Another apt authority is 2 Blashfield’s Cyclopedia of Automobile Law and Practice, § 940, reading as follows:
“The general rule laid down by a statute or ordinance, that the overtaking vehicle shall pass on the left side, has its exceptions, and must be applied with reference to the particular circumstances of the case.
“Thus, if the vehicle in front occupies the left side of the highway, leaving insufficient space for the rear vehicle to pass on the left, or if, for any other reason, such as the obstruction of the highway on the left *528by vehicles coming from the opposite direction, the driver of the rear vehicle is unable to pass to the left, he may, if there is sufficient space and it can be done by the exercise of proper care, pass to the right of the vehicle in front.”
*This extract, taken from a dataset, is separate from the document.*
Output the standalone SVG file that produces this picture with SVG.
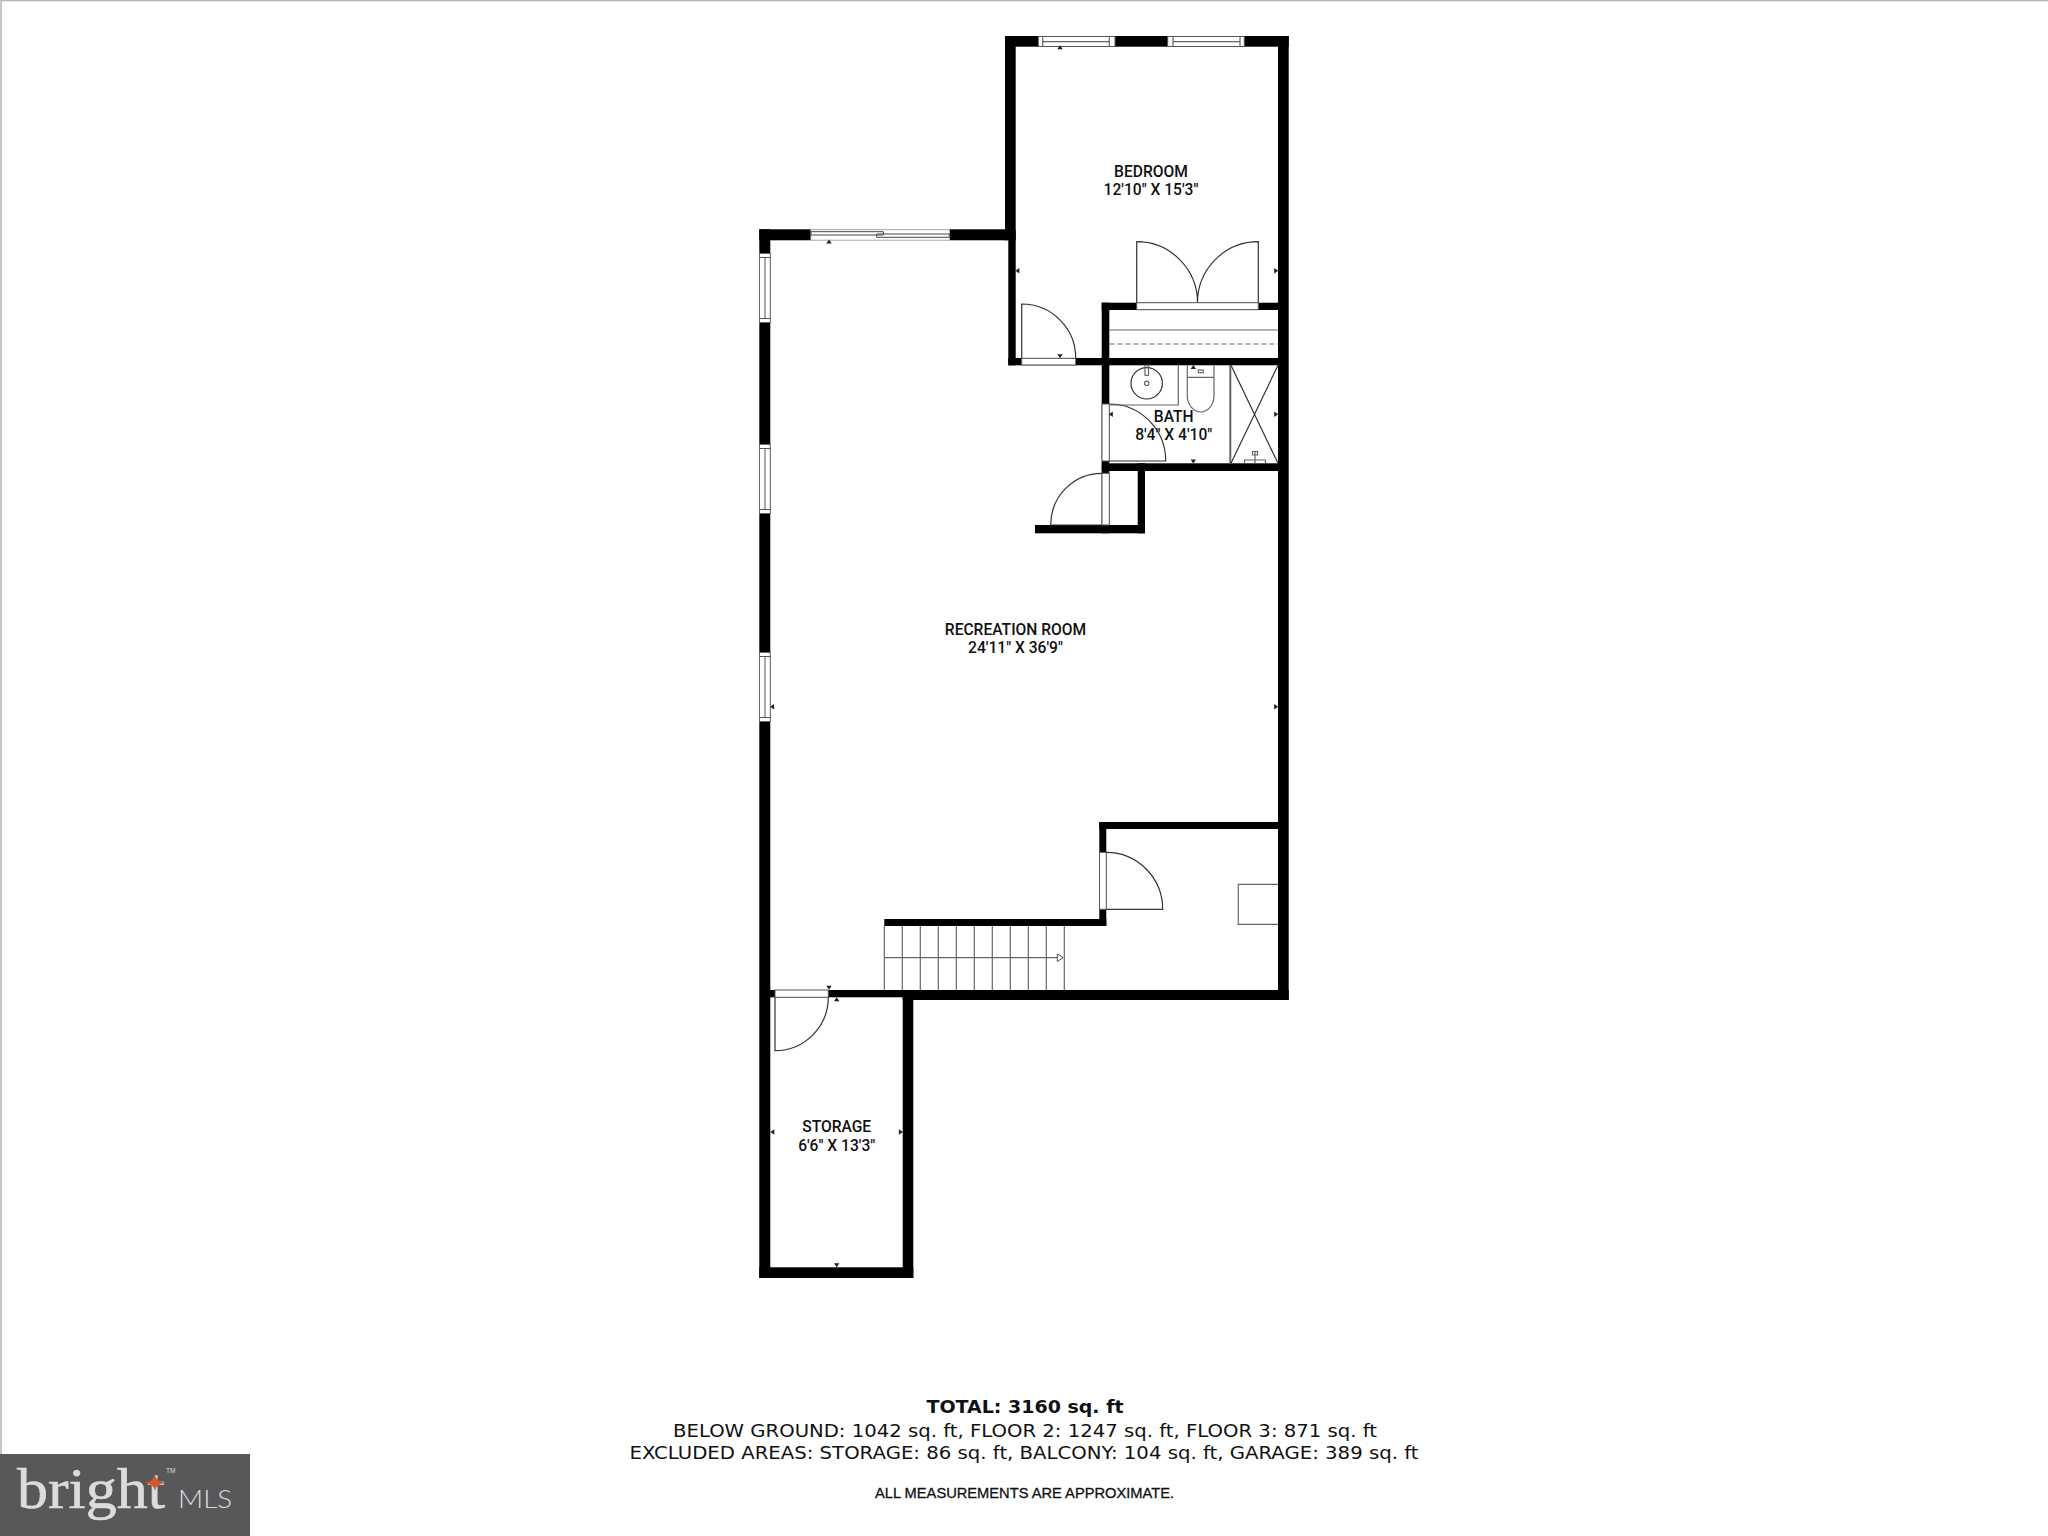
<svg xmlns="http://www.w3.org/2000/svg" width="2048" height="1536" viewBox="0 0 2048 1536">
<defs>
<style>
.w{fill:#000}
.o{fill:#fff;stroke:#555;stroke-width:1}
.l{fill:none;stroke:#333;stroke-width:1.2}
.g{fill:none;stroke:#666;stroke-width:1.2}
.a{fill:#222}
.r{font-family:Roboto,"Liberation Sans",sans-serif;font-weight:500;font-size:15.6px;text-anchor:middle;fill:#111}
.t{font-family:"DejaVu Sans",Verdana,sans-serif;font-size:17.5px;fill:#111}
</style>
<path id="au" d="M-2.7 1.8H2.7L0-2.2Z"/>
<g id="win"><rect x="759.5" y="0" width="10.8" height="69" fill="#fff" stroke="#666" stroke-width="1"/><path d="M765 4V65M759.5 4H770.3M759.5 65H770.3" stroke="#555" stroke-width="1" fill="none"/></g>
</defs>
<rect width="2048" height="1536" fill="#fff"/>
<path d="M1 1454V.5H2048" fill="none" stroke="#b4b4b4" stroke-width="1.5"/>

<g id="walls" class="w">
<rect x="1005" y="36" width="283.7" height="10.7"/>
<rect x="1005" y="36" width="10.7" height="204.3"/>
<rect x="1008.3" y="230" width="7.4" height="135.3"/>
<rect x="1278" y="36" width="10.7" height="964"/>
<rect x="1008.3" y="358" width="270" height="7.3"/>
<rect x="1101.7" y="302.7" width="176.6" height="7.3"/>
<rect x="1101.7" y="302.7" width="7.6" height="230.6"/>
<rect x="1101.7" y="463.3" width="176.6" height="7.7"/>
<rect x="1137.7" y="463.3" width="7.3" height="70"/>
<rect x="1035" y="525" width="110" height="8.3"/>
<rect x="759.3" y="229.3" width="11" height="1048.7"/>
<rect x="759.3" y="229.3" width="248" height="11"/>
<rect x="1099.3" y="822" width="179" height="7"/>
<rect x="1099.3" y="822" width="7" height="104"/>
<rect x="884.3" y="919" width="222" height="7"/>
<rect x="770" y="990" width="510" height="7.3"/>
<rect x="902.7" y="990" width="386" height="10"/>
<rect x="902.7" y="990" width="10.6" height="288"/>
<rect x="759.3" y="1267.3" width="154" height="10.7"/>
</g>

<g id="bedroom">
<rect class="o" x="1038.3" y="36.5" width="76.7" height="10"/><path class="g" d="M1042.7 36.5V46.5M1109.3 36.5V46.5M1042.7 41.7H1109.3"/>
<rect class="o" x="1167.7" y="36.5" width="76.6" height="10"/><path class="g" d="M1173 36.5V46.5M1240 36.5V46.5M1173 41.7H1240"/>
<rect class="o" x="1021.7" y="358.3" width="54" height="6.7"/>
<path class="l" d="M1021.7 358V304A54 54 0 0 1 1075.7 358"/>
<rect class="o" x="1136.7" y="302.7" width="121.6" height="7"/>
<path class="l" d="M1136.7 302.7V241.7A60.8 61 0 0 1 1197.5 302.7A60.8 61 0 0 1 1258.3 241.7V302.7"/>
<path class="g" d="M1109.3 330H1278"/>
<path class="g" stroke-dasharray="5 3" d="M1109.3 344H1278"/>
<use href="#au" class="a" transform="translate(1060 47.5)"/>
<use href="#au" class="a" transform="translate(1060 356) rotate(180)"/>
<use href="#au" class="a" transform="translate(1017.6 270.7) rotate(-90)"/>
<use href="#au" class="a" transform="translate(1276 270.7) rotate(90)"/>
<text class="r" x="1151" y="177">BEDROOM</text>
<text class="r" x="1151" y="195">12'10" X 15'3"</text>
</g>

<g id="bath">
<rect x="1102" y="404" width="7.3" height="57" class="o"/>
<path class="l" d="M1109.3 404A56.4 57 0 0 1 1165.7 461H1109.3"/>
<path class="g" d="M1109.3 405H1178.3V365.3"/>
<circle cx="1146.7" cy="383.3" r="15.7" class="l"/>
<circle cx="1146.7" cy="383.3" r="2.2" class="g"/>
<rect x="1145" y="365.3" width="3.5" height="10" class="g"/>
<path class="g" d="M1187.3 365.3V377.3H1214V365.3M1187.3 377.3V396C1187.3 405 1194 412 1200.6 412C1207.5 412 1214 405 1214 396V377.3"/>
<rect x="1198.3" y="370" width="5" height="2.7" class="g"/>
<path d="M1230.3 365.3V463.3" stroke="#666" stroke-width="2" fill="none"/>
<path class="l" d="M1231 365.3L1278 463.3M1278 365.3L1231 463.3"/>
<path class="g" d="M1255 451.5V463M1252.5 451.5H1257.5V455H1252.5ZM1244.5 463V460H1265.5V463"/>
<use href="#au" class="a" transform="translate(1193.3 367.3)"/>
<use href="#au" class="a" transform="translate(1193.3 461.3) rotate(180)"/>
<use href="#au" class="a" transform="translate(1111 414.3) rotate(-90)"/>
<use href="#au" class="a" transform="translate(1276 414.3) rotate(90)"/>
<text class="r" x="1173.7" y="422">BATH</text>
<text class="r" x="1173.7" y="440">8'4" X 4'10"</text>
</g>

<g id="recreation-room">
<rect x="811" y="229.8" width="138.3" height="10.2" fill="#fff" stroke="#ccc" stroke-width="1"/>
<path d="M811 231.7H883.3V235H811ZM876.7 234H949.3V237.3H876.7Z" fill="#fff" stroke="#444" stroke-width="1"/>
<use href="#au" class="a" transform="translate(829 241.7)"/>
<use href="#win" transform="translate(0 253.5)"/>
<use href="#win" transform="translate(0 444.5)"/>
<use href="#win" transform="translate(0 652.5)"/>
<rect x="1102" y="473.3" width="7.3" height="51.7" class="o"/>
<path class="l" d="M1101.7 473.3A51 51.7 0 0 0 1050.7 525H1101.7"/>
<use href="#au" class="a" transform="translate(772.3 706.7) rotate(-90)"/>
<use href="#au" class="a" transform="translate(1276 706.7) rotate(90)"/>
<text class="r" x="1015.5" y="635">RECREATION ROOM</text>
<text class="r" x="1015.5" y="653">24'11" X 36'9"</text>
</g>

<g id="stairs-utility">
<path class="g" d="M884.3 926V990M902.3 926V990M920.3 926V990M938.3 926V990M956.3 926V990M974.3 926V990M992.3 926V990M1010.3 926V990M1028.3 926V990M1046.3 926V990M1064.3 926V990M884.3 957.7H1057"/>
<path d="M1057.3 954L1063.3 957.7L1057.3 961.5Z" fill="#fff" stroke="#555" stroke-width="1"/>
<rect x="1099.5" y="852.3" width="6.8" height="57" class="o"/>
<path class="l" d="M1106.3 852.3A56.4 57 0 0 1 1162.7 909.3H1106.3"/>
<path class="g" d="M1278.3 884.3H1238.3V924.3H1278.3"/>
</g>

<g id="storage">
<rect x="775" y="990" width="53.3" height="7.3" class="o"/>
<path class="l" d="M775 997.3V1050.7A53.3 53.4 0 0 0 828.3 997.3"/>
<use href="#au" class="a" transform="translate(829 987.5) rotate(180)"/>
<use href="#au" class="a" transform="translate(836.7 999.5)"/>
<use href="#au" class="a" transform="translate(772.5 1132) rotate(-90)"/>
<use href="#au" class="a" transform="translate(900.7 1132) rotate(90)"/>
<use href="#au" class="a" transform="translate(836.7 1265) rotate(180)"/>
<text class="r" x="836.7" y="1132">STORAGE</text>
<text class="r" x="836.7" y="1150.7">6'6" X 13'3"</text>
</g>

<g id="summary">
<text class="t" x="1025" y="1413.3" text-anchor="middle" font-weight="700" textLength="197" lengthAdjust="spacingAndGlyphs">TOTAL: 3160 sq. ft</text>
<text class="t" x="1025" y="1436.7" text-anchor="middle" textLength="704" lengthAdjust="spacingAndGlyphs">BELOW GROUND: 1042 sq. ft, FLOOR 2: 1247 sq. ft, FLOOR 3: 871 sq. ft</text>
<text class="t" x="1024" y="1459.3" text-anchor="middle" textLength="789" lengthAdjust="spacingAndGlyphs">EXCLUDED AREAS: STORAGE: 86 sq. ft, BALCONY: 104 sq. ft, GARAGE: 389 sq. ft</text>
<text x="1024.5" y="1498.3" text-anchor="middle" font-family="'Liberation Sans',Arial,sans-serif" font-size="14px" fill="#111" stroke="#111" stroke-width=".3" textLength="299" lengthAdjust="spacingAndGlyphs">ALL MEASUREMENTS ARE APPROXIMATE.</text>
</g>

<g id="bright-logo">
<rect x="0" y="1454" width="250" height="82" fill="#58585a"/>
<text x="17" y="1508" font-family="'Liberation Serif','Times New Roman',serif" font-size="56px" stroke="#dcdcdc" stroke-width=".6" fill="#dcdcdc" textLength="148" lengthAdjust="spacingAndGlyphs">bright</text>
<path d="M155 1474C156 1480 159 1482 166 1482.7C159 1483.5 156 1486 155 1491C154 1486 151 1483.5 144 1482.7C151 1482 154 1480 155 1474Z" fill="#d9532c"/>
<text x="166" y="1473" font-family="'Liberation Sans',sans-serif" font-size="6.5px" fill="#dcdcdc">TM</text>
<text x="178" y="1508" font-family="Lato,'Open Sans',sans-serif" font-weight="300" font-size="26px" fill="#dcdcdc" textLength="54" lengthAdjust="spacingAndGlyphs">MLS</text>
</g>
</svg>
See also Piper v. Adams Express Co., 270 Pa. 54, 113 Atl. 562, in which the supreme court of Pennsylvania, after the quotation of a statutory provision which required the overtaken vehicle to stay to the right of the highway in order to allow free passage to the left, said:
“There is nothing in this provision to indicate an intention of the legislature to require that in all cases, regardless of the circumstances, the width of the highway, the position of the leading vehicle or the volume of traffic, a vehicle must turn to the left in passing another traveling in the same direction.”
Clearly, it cannot be said, as a matter of law, that the respondent was guilty of' contributory negligence which was the proximate cause of the collision. In cases such as this, we have held many times that the question is one of fact. The evidence as to the negligence of the appellants and the proximate cause of the collision sustains the findings of the trial court.
The other assignments of error, addressed to the question of the assessment of damages and the sufficiency of the evidence relating thereto, are without substantial merit.
The judgment is affirmed.
Mitchell, Holcomb, Steinert, and Geraghty, JJ., concur.